WORK REQUIRED: Under this line sits a listing. Repeat exactly and only its lines from the one holding "Generate a Python" through the one holding "starts = np.concatenate([[np.deg2rad(90)], ends[:-1]])"; skip pictures.

MATERIAL SHOWN:
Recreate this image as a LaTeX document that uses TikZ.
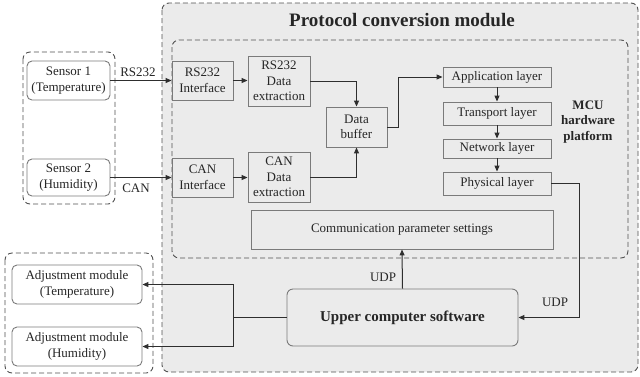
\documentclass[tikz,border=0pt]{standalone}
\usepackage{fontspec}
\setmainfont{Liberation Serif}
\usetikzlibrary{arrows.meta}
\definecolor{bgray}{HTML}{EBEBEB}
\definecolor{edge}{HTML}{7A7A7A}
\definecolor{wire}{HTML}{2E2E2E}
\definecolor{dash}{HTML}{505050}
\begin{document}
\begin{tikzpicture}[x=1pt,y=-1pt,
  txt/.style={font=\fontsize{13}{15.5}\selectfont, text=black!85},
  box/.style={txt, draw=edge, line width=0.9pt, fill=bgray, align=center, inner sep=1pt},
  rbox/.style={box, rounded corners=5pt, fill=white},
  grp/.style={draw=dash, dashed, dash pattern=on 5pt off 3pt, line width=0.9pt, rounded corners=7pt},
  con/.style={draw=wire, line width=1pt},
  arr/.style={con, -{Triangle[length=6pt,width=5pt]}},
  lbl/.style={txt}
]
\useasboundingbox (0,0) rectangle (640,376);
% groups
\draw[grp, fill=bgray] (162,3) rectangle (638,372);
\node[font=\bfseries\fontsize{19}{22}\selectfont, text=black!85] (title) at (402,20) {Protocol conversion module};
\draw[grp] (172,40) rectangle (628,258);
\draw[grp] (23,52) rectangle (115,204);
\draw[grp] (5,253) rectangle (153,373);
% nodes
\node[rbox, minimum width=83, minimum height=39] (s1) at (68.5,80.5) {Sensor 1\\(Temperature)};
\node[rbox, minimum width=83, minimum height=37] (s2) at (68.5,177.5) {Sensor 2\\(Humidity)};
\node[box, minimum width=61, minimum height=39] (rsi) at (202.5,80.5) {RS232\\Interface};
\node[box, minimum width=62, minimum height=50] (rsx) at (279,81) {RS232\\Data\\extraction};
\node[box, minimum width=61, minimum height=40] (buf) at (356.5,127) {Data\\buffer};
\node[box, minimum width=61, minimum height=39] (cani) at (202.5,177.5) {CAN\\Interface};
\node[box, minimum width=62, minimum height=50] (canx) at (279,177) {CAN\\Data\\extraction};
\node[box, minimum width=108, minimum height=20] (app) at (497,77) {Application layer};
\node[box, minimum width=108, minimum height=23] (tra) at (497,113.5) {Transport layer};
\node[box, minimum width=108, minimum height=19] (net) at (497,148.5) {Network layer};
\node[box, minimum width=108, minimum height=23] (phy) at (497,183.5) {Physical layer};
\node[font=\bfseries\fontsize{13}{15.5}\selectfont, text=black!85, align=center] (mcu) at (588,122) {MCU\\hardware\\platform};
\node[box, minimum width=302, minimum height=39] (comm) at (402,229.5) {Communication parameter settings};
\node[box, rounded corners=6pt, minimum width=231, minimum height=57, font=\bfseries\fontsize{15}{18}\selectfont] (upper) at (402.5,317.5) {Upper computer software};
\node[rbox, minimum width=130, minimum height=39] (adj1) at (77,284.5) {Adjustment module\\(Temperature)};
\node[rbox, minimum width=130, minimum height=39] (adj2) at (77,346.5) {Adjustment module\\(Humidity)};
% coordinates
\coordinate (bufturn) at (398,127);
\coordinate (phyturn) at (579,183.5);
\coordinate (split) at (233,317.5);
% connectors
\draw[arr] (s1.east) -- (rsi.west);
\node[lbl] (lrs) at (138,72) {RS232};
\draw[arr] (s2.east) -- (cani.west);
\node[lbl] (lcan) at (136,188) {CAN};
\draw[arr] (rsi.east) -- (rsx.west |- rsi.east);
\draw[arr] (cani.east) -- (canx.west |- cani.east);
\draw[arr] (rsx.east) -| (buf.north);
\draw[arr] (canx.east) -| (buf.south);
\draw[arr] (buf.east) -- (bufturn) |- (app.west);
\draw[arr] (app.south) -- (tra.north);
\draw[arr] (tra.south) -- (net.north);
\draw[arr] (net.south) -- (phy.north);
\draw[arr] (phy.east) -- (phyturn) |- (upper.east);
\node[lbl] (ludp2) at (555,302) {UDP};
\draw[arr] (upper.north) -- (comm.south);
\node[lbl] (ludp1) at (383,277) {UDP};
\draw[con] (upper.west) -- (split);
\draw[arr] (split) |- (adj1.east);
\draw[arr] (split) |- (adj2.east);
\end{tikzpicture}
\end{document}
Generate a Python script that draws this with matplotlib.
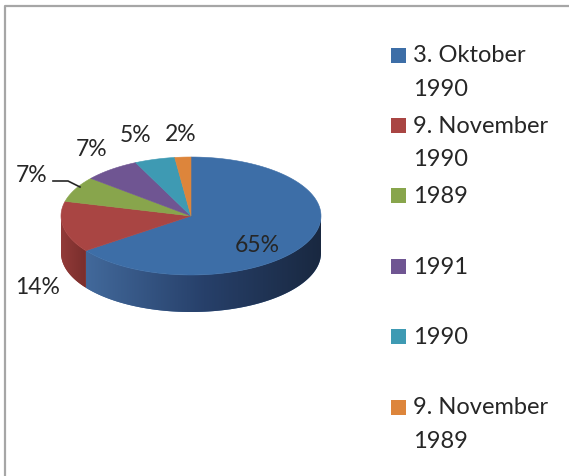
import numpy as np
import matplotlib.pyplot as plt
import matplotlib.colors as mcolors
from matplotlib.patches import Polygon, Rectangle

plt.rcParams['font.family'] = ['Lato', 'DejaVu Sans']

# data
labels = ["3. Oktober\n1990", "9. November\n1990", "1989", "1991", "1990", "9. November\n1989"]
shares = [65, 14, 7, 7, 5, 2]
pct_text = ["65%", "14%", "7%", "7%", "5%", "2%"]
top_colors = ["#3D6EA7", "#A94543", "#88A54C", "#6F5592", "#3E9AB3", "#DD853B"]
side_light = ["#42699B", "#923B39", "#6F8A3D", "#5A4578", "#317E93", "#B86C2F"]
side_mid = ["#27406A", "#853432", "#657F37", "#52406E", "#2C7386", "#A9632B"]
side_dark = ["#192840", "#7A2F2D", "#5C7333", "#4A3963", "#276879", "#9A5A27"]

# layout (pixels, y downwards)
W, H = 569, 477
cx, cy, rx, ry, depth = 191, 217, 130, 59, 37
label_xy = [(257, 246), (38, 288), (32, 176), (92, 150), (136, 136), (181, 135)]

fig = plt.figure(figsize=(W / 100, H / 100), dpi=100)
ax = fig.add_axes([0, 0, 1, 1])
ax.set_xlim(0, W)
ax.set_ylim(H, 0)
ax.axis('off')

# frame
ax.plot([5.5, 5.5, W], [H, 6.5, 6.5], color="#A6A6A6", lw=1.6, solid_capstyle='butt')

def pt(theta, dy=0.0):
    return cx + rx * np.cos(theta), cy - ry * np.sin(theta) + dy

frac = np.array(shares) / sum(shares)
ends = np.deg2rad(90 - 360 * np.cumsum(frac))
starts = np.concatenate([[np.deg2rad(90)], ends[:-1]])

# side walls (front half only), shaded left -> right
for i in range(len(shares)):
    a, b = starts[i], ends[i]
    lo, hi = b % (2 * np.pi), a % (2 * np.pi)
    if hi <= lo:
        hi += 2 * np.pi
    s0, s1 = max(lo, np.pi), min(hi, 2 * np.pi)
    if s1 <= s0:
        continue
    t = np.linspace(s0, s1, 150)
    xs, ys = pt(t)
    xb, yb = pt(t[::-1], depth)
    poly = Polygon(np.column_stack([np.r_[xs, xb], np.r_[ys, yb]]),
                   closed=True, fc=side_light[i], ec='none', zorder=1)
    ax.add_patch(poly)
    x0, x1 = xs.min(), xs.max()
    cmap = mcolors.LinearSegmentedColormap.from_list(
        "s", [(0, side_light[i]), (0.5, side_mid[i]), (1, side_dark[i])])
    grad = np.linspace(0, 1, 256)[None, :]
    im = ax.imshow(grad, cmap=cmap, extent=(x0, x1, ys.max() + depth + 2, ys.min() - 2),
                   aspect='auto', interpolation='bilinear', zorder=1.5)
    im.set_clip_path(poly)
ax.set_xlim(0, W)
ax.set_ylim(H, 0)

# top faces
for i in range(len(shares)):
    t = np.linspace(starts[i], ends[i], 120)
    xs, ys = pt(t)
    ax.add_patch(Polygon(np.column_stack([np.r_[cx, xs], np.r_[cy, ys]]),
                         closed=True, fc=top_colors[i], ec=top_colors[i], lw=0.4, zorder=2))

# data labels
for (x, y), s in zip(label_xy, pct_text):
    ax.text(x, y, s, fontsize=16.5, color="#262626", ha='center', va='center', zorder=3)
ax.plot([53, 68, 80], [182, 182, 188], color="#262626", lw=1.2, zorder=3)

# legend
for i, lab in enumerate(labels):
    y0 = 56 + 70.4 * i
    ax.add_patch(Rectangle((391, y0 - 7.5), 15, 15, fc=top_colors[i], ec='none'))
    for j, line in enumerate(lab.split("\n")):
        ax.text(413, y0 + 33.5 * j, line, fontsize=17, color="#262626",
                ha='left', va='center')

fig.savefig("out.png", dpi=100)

CORRECT RESULT:
Generate a Python script that draws this with matplotlib.
import numpy as np
import matplotlib.pyplot as plt
import matplotlib.colors as mcolors
from matplotlib.patches import Polygon, Rectangle

plt.rcParams['font.family'] = ['Lato', 'DejaVu Sans']

# data
labels = ["3. Oktober\n1990", "9. November\n1990", "1989", "1991", "1990", "9. November\n1989"]
shares = [65, 14, 7, 7, 5, 2]
pct_text = ["65%", "14%", "7%", "7%", "5%", "2%"]
top_colors = ["#3D6EA7", "#A94543", "#88A54C", "#6F5592", "#3E9AB3", "#DD853B"]
side_light = ["#42699B", "#923B39", "#6F8A3D", "#5A4578", "#317E93", "#B86C2F"]
side_mid = ["#27406A", "#853432", "#657F37", "#52406E", "#2C7386", "#A9632B"]
side_dark = ["#192840", "#7A2F2D", "#5C7333", "#4A3963", "#276879", "#9A5A27"]

# layout (pixels, y downwards)
W, H = 569, 477
cx, cy, rx, ry, depth = 191, 217, 130, 59, 37
label_xy = [(257, 246), (38, 288), (32, 176), (92, 150), (136, 136), (181, 135)]

fig = plt.figure(figsize=(W / 100, H / 100), dpi=100)
ax = fig.add_axes([0, 0, 1, 1])
ax.set_xlim(0, W)
ax.set_ylim(H, 0)
ax.axis('off')

# frame
ax.plot([5.5, 5.5, W], [H, 6.5, 6.5], color="#A6A6A6", lw=1.6, solid_capstyle='butt')

def pt(theta, dy=0.0):
    return cx + rx * np.cos(theta), cy - ry * np.sin(theta) + dy

frac = np.array(shares) / sum(shares)
ends = np.deg2rad(90 - 360 * np.cumsum(frac))
starts = np.concatenate([[np.deg2rad(90)], ends[:-1]])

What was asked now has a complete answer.